According to Nvidia, Parker supports features that currently belong to the most talked about topics in the automotive electronics realm: Deep learning, hardware-level virtualization, a hardware-based safety engine for reliable fault detection and error processing and a range of I/O ports for integration into the car’s electronic ecosystem. The Parker is built around Nvidia’s highest performing Pasal GPU architecture and the latest generation of Nvidia’s Denver CPU architecture, which also is said to be extraordinarily power-efficient – the latter being crucial in cockpit applications where OEMs do not exactly love to admit any cooling system that generates acoustic noise such as blowers. The combination of Pascal and Denver delivers a computing performance up to 1.5 teraflops for self-driving AI systems utilizing deep learning schemes.

256 CUDA engines deliver enough computing power
for sophisticated deep learning algorithms

Thanks to its CPU architecture that consists of two 64-bit Denver 2.0 cores paired with four 64-bit ARM Cortex A57 CPUs, the Parker system delivers 50 to 100% higher multicore CPU performance than other mobile processors. The Denver 2.0 CPU is a seven-way superscalar processor supporting the ARMv8 instruction set. It implements an improved dynamic code optimization algorithm plus additional low-power retention states for better energy efficiency. The interconnection between the two Denver cores and the Cortex A57 CPU complexes is achieved by means f a proprietary interconnect fabric.

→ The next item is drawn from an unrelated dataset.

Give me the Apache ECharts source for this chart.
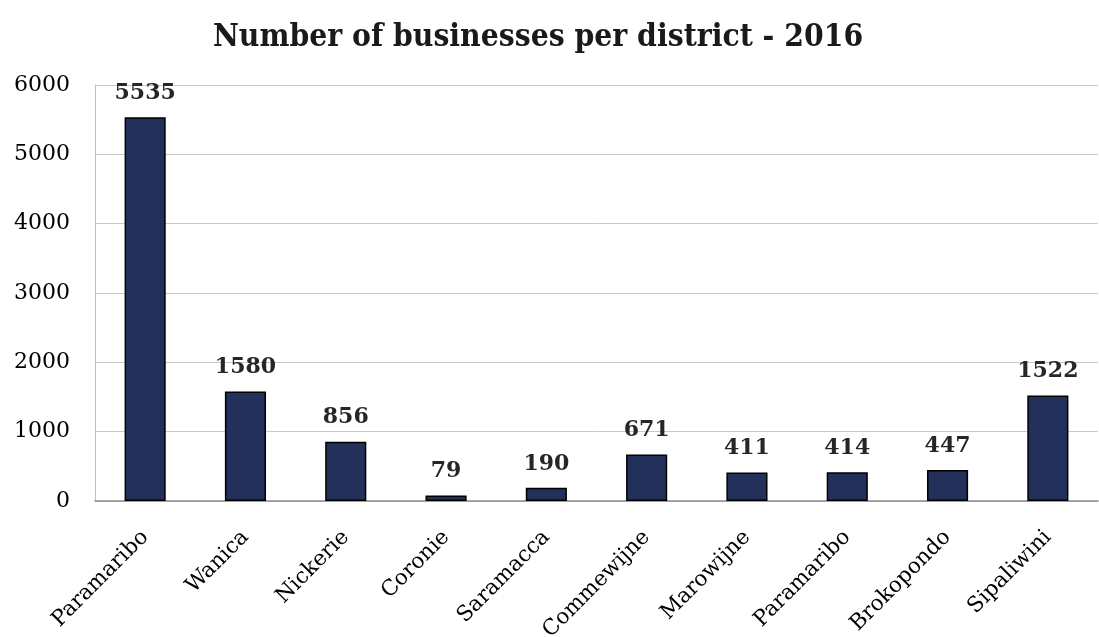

Working in concert with equally Pascal-based supercomputers in the cloud, the software of Parker based self-driving cars can be updated continually. The same holds true information to improve the driving performance of the vehicle’s electronic driver. While already one Pascal GPU with its 256 cores has sufficient computing power to run deep learning inference algorithms for the self-driving capabilities, the system is also scalable. The Nvidia Drive PX 2 employs two Parker chips with two discrete Pascal GPU cores. This combo delivers an awesome performance of 24 trillion deep learning operations per second, running even complex inference algorithms.

With features such as a dual CAN interface, the Parker platform takes the needs of automotive electronics into account. In addition, it supports Gigabit Ethernet as the network technology of choice for audio and video data streams today and automotive backbones tomorrow. Compliance with the safety standard in charge for automated driving, ISO 26262, is achieved through hardware safety features like a safety engine that includes a dedicated dual-lockstep processor that can detect and process faults.

Since the autopilot electronics of automated vehicles needs to be able to literally “see” everything around the vehicle with its camera eyes, Parker can bot encode and decode video streams up to 4K resolution – at a stunning rate of 60 frames per second. Thus, carmakers can use higher resolution in-vehicle cameras for more detailed and accurate object detection as well as 4K display panels for rear-seat entertainment.